Rodeo at ICASSP Before enjoying the amazing rodeo at the ICASSP yesterday I catched two interesting results on game theory (field in which I also carried out some research) that I comment next. On the other hand it looks that today is the day on compressed sampling, since most of the talks are on this topic. I will comment some of these results in a future post.

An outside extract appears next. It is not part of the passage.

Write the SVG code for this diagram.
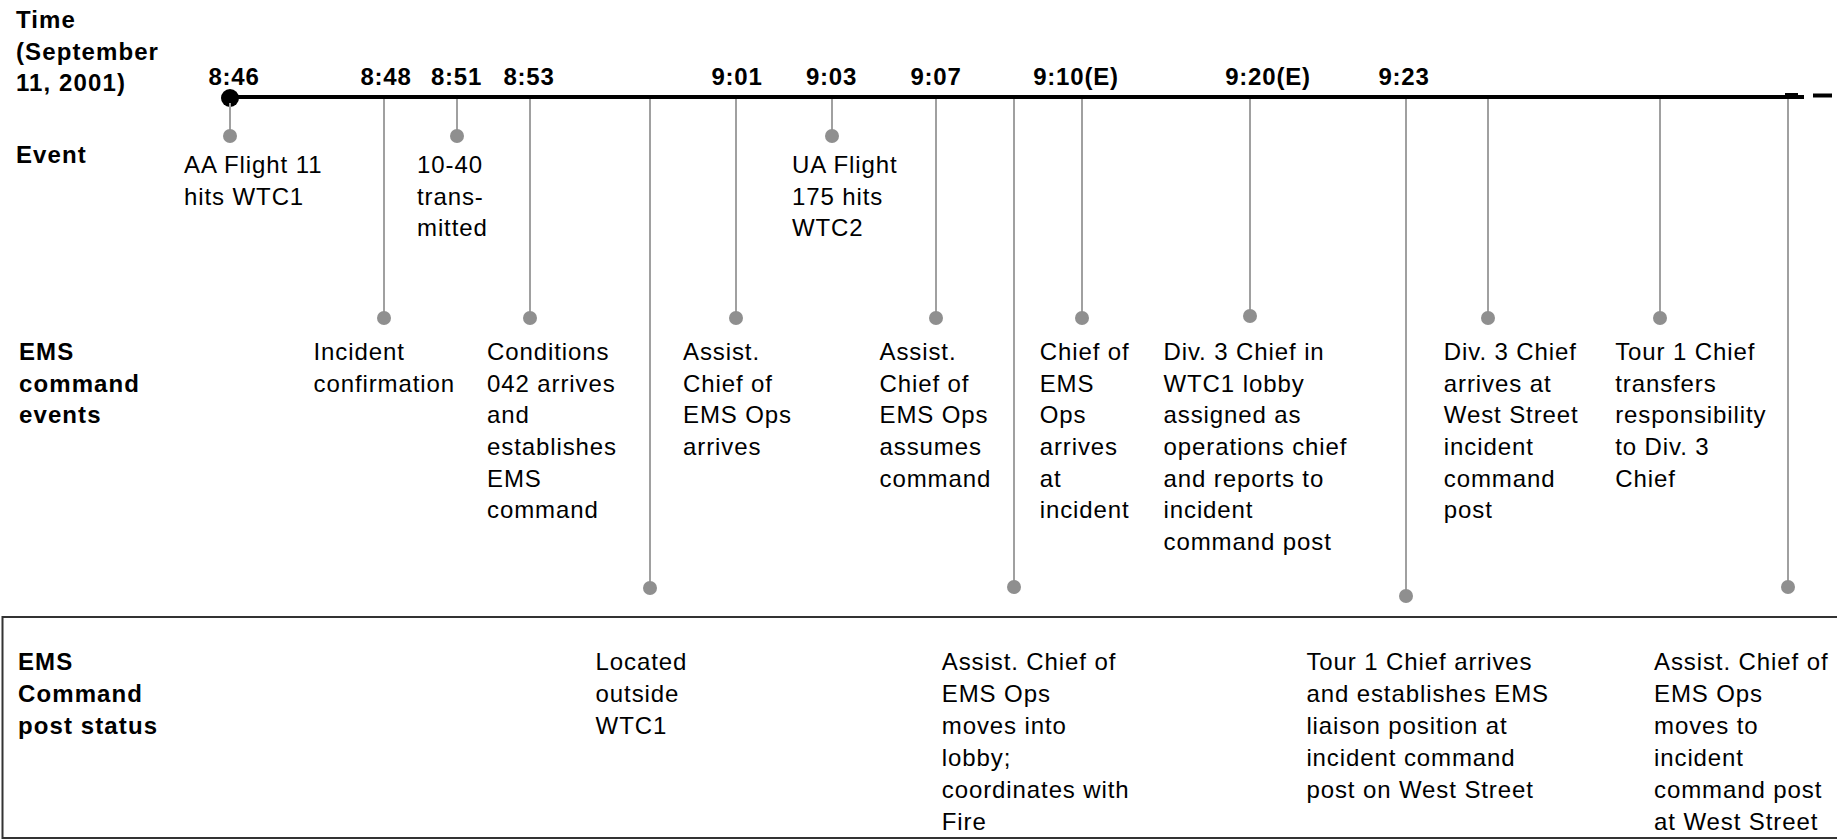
<svg xmlns="http://www.w3.org/2000/svg" width="1837" height="840" viewBox="0 0 1837 840">
<style>
text{font-family:"Liberation Sans",Arial,sans-serif;font-size:24px;fill:#000;letter-spacing:0.9px}
.b{font-weight:bold;letter-spacing:1.1px}
.t{font-weight:bold;text-anchor:middle;letter-spacing:0.8px}
.c{stroke:#a0a0a0;stroke-width:2;fill:none}
.d{fill:#8f8f8f}
</style>
<rect width="1837" height="840" fill="#fff"/>
<g id="row-labels">
<text class="b" x="16" y="28">Time</text>
<text class="b" x="16" y="59.5">(September</text>
<text class="b" x="16" y="91">11, 2001)</text>
<text class="b" x="16" y="163">Event</text>
<text class="b" x="19" y="360">EMS</text>
<text class="b" x="19" y="391.7">command</text>
<text class="b" x="19" y="423.3">events</text>
<text class="b" x="18" y="670">EMS</text>
<text class="b" x="18" y="702">Command</text>
<text class="b" x="18" y="734">post status</text>
</g>
<g id="post-box">
<path d="M1840,617 H2.5 V838 H1840" fill="none" stroke="#333" stroke-width="2"/>
</g>
<g id="timeline">
<line x1="230" y1="97" x2="1804" y2="97" stroke="#000" stroke-width="4"/>
<rect x="1785" y="93" width="13" height="6" fill="#000"/>
<line x1="1813" y1="95.5" x2="1832" y2="95.5" stroke="#000" stroke-width="4"/>
<circle cx="230" cy="98" r="9" fill="#000"/>
<text class="t" x="234" y="85">8:46</text>
<text class="t" x="386" y="85">8:48</text>
<text class="t" x="456.5" y="85">8:51</text>
<text class="t" x="529" y="85">8:53</text>
<text class="t" x="737" y="85">9:01</text>
<text class="t" x="831.5" y="85">9:03</text>
<text class="t" x="936" y="85">9:07</text>
<text class="t" x="1076" y="85">9:10(E)</text>
<text class="t" x="1268" y="85">9:20(E)</text>
<text class="t" x="1404" y="85">9:23</text>
</g>
<g id="connectors">
<line class="c" x1="230" y1="103" x2="230" y2="136"/>
<line class="c" x1="384" y1="99" x2="384" y2="318"/>
<line class="c" x1="457" y1="99" x2="457" y2="136"/>
<line class="c" x1="530" y1="99" x2="530" y2="318"/>
<line class="c" x1="650" y1="99" x2="650" y2="588"/>
<line class="c" x1="736" y1="99" x2="736" y2="318"/>
<line class="c" x1="832" y1="99" x2="832" y2="136"/>
<line class="c" x1="936" y1="99" x2="936" y2="318"/>
<line class="c" x1="1014" y1="99" x2="1014" y2="587"/>
<line class="c" x1="1082" y1="99" x2="1082" y2="318"/>
<line class="c" x1="1250" y1="99" x2="1250" y2="316"/>
<line class="c" x1="1406" y1="99" x2="1406" y2="596"/>
<line class="c" x1="1488" y1="99" x2="1488" y2="318"/>
<line class="c" x1="1660" y1="99" x2="1660" y2="318"/>
<line class="c" x1="1788" y1="99" x2="1788" y2="587"/>
</g>
<g id="ev-aa11">
<circle class="d" cx="230" cy="136" r="7"/>
<text x="184" y="173">AA Flight 11</text>
<text x="184" y="204.7">hits WTC1</text>
</g>
<g id="ev-1040">
<circle class="d" cx="457" cy="136" r="7"/>
<text x="417" y="173">10-40</text>
<text x="417" y="204.7">trans-</text>
<text x="417" y="236.4">mitted</text>
</g>
<g id="ev-ua175">
<circle class="d" cx="832" cy="136" r="7"/>
<text x="792" y="173">UA Flight</text>
<text x="792" y="204.7">175 hits</text>
<text x="792" y="236.4">WTC2</text>
</g>
<g id="cmd-incident">
<circle class="d" cx="384" cy="318" r="7"/>
<text x="313.5" y="360">Incident</text>
<text x="313.5" y="391.7">confirmation</text>
</g>
<g id="cmd-conditions">
<circle class="d" cx="530" cy="318" r="7"/>
<text x="487" y="360">Conditions</text>
<text x="487" y="391.7">042 arrives</text>
<text x="487" y="423.3">and</text>
<text x="487" y="455">establishes</text>
<text x="487" y="486.7">EMS</text>
<text x="487" y="518.3">command</text>
</g>
<g id="cmd-assist-arrives">
<circle class="d" cx="736" cy="318" r="7"/>
<text x="683" y="360">Assist.</text>
<text x="683" y="391.7">Chief of</text>
<text x="683" y="423.3">EMS Ops</text>
<text x="683" y="455">arrives</text>
</g>
<g id="cmd-assist-assumes">
<circle class="d" cx="936" cy="318" r="7"/>
<text x="879.5" y="360">Assist.</text>
<text x="879.5" y="391.7">Chief of</text>
<text x="879.5" y="423.3">EMS Ops</text>
<text x="879.5" y="455">assumes</text>
<text x="879.5" y="486.7">command</text>
</g>
<g id="cmd-chief-arrives">
<circle class="d" cx="1082" cy="318" r="7"/>
<text x="1039.7" y="360">Chief of</text>
<text x="1039.7" y="391.7">EMS</text>
<text x="1039.7" y="423.3">Ops</text>
<text x="1039.7" y="455">arrives</text>
<text x="1039.7" y="486.7">at</text>
<text x="1039.7" y="518.3">incident</text>
</g>
<g id="cmd-div3-lobby">
<circle class="d" cx="1250" cy="316" r="7"/>
<text x="1163.5" y="360">Div. 3 Chief in</text>
<text x="1163.5" y="391.7">WTC1 lobby</text>
<text x="1163.5" y="423.3">assigned as</text>
<text x="1163.5" y="455">operations chief</text>
<text x="1163.5" y="486.7">and reports to</text>
<text x="1163.5" y="518.3">incident</text>
<text x="1163.5" y="550">command post</text>
</g>
<g id="cmd-div3-west">
<circle class="d" cx="1488" cy="318" r="7"/>
<text x="1443.8" y="360">Div. 3 Chief</text>
<text x="1443.8" y="391.7">arrives at</text>
<text x="1443.8" y="423.3">West Street</text>
<text x="1443.8" y="455">incident</text>
<text x="1443.8" y="486.7">command</text>
<text x="1443.8" y="518.3">post</text>
</g>
<g id="cmd-tour1-transfers">
<circle class="d" cx="1660" cy="318" r="7"/>
<text x="1615.2" y="360">Tour 1 Chief</text>
<text x="1615.2" y="391.7">transfers</text>
<text x="1615.2" y="423.3">responsibility</text>
<text x="1615.2" y="455">to Div. 3</text>
<text x="1615.2" y="486.7">Chief</text>
</g>
<g id="post-located">
<circle class="d" cx="650" cy="588" r="7"/>
<text x="595.6" y="670">Located</text>
<text x="595.6" y="702">outside</text>
<text x="595.6" y="734">WTC1</text>
</g>
<g id="post-lobby">
<circle class="d" cx="1014" cy="587" r="7"/>
<text x="941.8" y="670">Assist. Chief of</text>
<text x="941.8" y="702">EMS Ops</text>
<text x="941.8" y="734">moves into</text>
<text x="941.8" y="766">lobby;</text>
<text x="941.8" y="798">coordinates with</text>
<text x="941.8" y="830">Fire</text>
</g>
<g id="post-liaison">
<circle class="d" cx="1406" cy="596" r="7"/>
<text x="1306.4" y="670">Tour 1 Chief arrives</text>
<text x="1306.4" y="702">and establishes EMS</text>
<text x="1306.4" y="734">liaison position at</text>
<text x="1306.4" y="766">incident command</text>
<text x="1306.4" y="798">post on West Street</text>
</g>
<g id="post-west">
<circle class="d" cx="1788" cy="587" r="7"/>
<text x="1654" y="670">Assist. Chief of</text>
<text x="1654" y="702">EMS Ops</text>
<text x="1654" y="734">moves to</text>
<text x="1654" y="766">incident</text>
<text x="1654" y="798">command post</text>
<text x="1654" y="830">at West Street</text>
</g>
</svg>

The paper DESIGN OF COGNITIVE RADIO SYSTEMS UNDER TEMPERATURE-INTERFERENCE CONSTRAINTS: A VARIATIONAL INEQUALITY APPROACH by Jong-Shi Pang et al. presents a novel approach to simultaneous waterfilling in a cognitive scenario where secondary users have to maximize their own transmission rate and simultaneously satisfy the interference constraint imposed by the primary user. In a nice presentation D. P. Palomar explained how this problem can be addressed by translating the interference constraints into the maximization problem through lagrange multipliers. I was surprised that a similar strategy was used by J. A. Bazerque in his approach to the distributed Lasso, what indicates that this approach is useful for deriving distributed version of algorithms with global constraints.


Stephen P. Boyd once said in his lecture 364A that we cannot state that problems are convex only because exists a transformation that maps the original problem into an equivalent convex formulation. This definition would imply that we could never say that a given problem is non-convex, since it may exists an unknown transformation such that there exists a convex formulation.
The work CONCAVE RESOURCE ALLOCATION PROBLEMS FOR INTERFERENCE COUPLED WIRELESS SYSTEMS by Holger Boche et al. studies this problem for practical functions of the SINR that is neither convex or concave on the set of powers.The paper shows that there exists no transformation (given a set of constraints on the allowed transformations) that ensures concavity for all linear interference functions for all functions of SINR. Then it shows that for an exponential transformation on the powers this concavity is achieved for a class of utility functions. I need to take a closer look to the paper, but it looks quite interesting for practical SINR-based power control algorithms.